Task instructions: Return the material exactly, first line through the line containing "Chart.register(...registerables);", and nothing more. Pictures stay out.

Data block:
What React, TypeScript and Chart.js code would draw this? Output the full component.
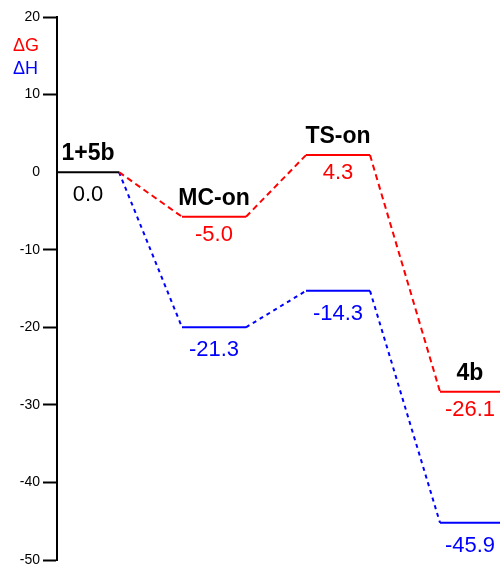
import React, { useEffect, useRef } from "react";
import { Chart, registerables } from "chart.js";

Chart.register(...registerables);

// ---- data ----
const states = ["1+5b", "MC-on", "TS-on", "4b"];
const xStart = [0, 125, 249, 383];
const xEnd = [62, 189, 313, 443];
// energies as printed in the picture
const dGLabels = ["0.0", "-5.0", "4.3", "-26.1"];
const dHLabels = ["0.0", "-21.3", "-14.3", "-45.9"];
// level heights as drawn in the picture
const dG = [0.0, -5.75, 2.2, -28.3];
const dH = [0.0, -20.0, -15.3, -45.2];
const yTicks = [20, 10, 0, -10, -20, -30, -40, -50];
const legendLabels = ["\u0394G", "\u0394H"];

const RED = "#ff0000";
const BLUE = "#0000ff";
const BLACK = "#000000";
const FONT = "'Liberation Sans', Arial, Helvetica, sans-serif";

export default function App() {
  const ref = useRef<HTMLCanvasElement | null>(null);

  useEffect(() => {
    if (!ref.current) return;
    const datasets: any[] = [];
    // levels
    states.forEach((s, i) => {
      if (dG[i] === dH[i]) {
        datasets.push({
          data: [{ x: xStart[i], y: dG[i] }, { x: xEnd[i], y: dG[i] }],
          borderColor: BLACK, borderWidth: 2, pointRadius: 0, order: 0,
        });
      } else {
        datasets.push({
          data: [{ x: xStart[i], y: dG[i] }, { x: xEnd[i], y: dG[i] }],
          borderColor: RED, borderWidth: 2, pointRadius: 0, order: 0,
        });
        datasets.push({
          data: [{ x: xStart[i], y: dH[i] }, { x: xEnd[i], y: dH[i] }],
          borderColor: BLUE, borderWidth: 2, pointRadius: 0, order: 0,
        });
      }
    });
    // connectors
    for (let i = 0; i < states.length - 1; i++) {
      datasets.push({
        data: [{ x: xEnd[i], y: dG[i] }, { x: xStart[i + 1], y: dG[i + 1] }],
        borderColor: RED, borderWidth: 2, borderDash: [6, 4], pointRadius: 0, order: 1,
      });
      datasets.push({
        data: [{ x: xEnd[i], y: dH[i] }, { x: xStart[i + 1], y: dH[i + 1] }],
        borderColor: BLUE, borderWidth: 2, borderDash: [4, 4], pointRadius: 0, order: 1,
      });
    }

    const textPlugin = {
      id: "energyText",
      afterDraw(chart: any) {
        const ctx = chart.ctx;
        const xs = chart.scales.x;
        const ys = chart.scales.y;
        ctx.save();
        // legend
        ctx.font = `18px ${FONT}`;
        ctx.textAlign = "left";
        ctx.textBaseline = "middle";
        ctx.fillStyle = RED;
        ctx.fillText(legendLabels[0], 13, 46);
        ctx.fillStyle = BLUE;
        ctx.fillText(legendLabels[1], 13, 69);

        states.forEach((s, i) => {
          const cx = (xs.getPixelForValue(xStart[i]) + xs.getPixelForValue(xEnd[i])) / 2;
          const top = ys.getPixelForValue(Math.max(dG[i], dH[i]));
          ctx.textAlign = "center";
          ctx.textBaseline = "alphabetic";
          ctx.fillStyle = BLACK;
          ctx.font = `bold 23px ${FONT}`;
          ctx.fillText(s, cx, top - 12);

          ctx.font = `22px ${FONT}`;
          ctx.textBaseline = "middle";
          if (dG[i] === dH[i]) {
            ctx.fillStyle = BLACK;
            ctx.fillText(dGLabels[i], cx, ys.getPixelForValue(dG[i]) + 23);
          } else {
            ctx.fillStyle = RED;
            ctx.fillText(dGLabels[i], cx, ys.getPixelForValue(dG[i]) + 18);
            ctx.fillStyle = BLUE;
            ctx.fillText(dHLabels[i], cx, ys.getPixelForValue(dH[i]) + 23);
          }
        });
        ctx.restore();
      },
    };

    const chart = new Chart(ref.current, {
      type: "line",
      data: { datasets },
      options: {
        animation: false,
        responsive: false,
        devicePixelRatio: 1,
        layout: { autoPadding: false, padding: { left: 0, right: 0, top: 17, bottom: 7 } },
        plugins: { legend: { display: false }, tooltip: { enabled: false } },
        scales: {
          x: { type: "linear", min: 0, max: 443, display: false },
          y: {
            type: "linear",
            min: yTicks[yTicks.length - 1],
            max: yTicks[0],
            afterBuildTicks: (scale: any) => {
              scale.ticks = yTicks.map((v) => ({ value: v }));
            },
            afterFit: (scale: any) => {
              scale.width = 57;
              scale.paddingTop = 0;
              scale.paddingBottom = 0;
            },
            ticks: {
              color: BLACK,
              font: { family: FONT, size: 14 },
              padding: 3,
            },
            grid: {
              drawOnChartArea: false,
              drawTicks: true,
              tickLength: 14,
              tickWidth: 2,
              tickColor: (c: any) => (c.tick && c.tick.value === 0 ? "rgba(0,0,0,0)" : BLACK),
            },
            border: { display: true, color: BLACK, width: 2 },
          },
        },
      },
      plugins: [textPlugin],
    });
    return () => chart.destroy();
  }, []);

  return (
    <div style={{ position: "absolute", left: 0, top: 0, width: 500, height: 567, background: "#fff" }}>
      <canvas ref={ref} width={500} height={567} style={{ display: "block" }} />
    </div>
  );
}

Solution to the exercise:
What React, TypeScript and Chart.js code would draw this? Output the full component.
import React, { useEffect, useRef } from "react";
import { Chart, registerables } from "chart.js";

Chart.register(...registerables);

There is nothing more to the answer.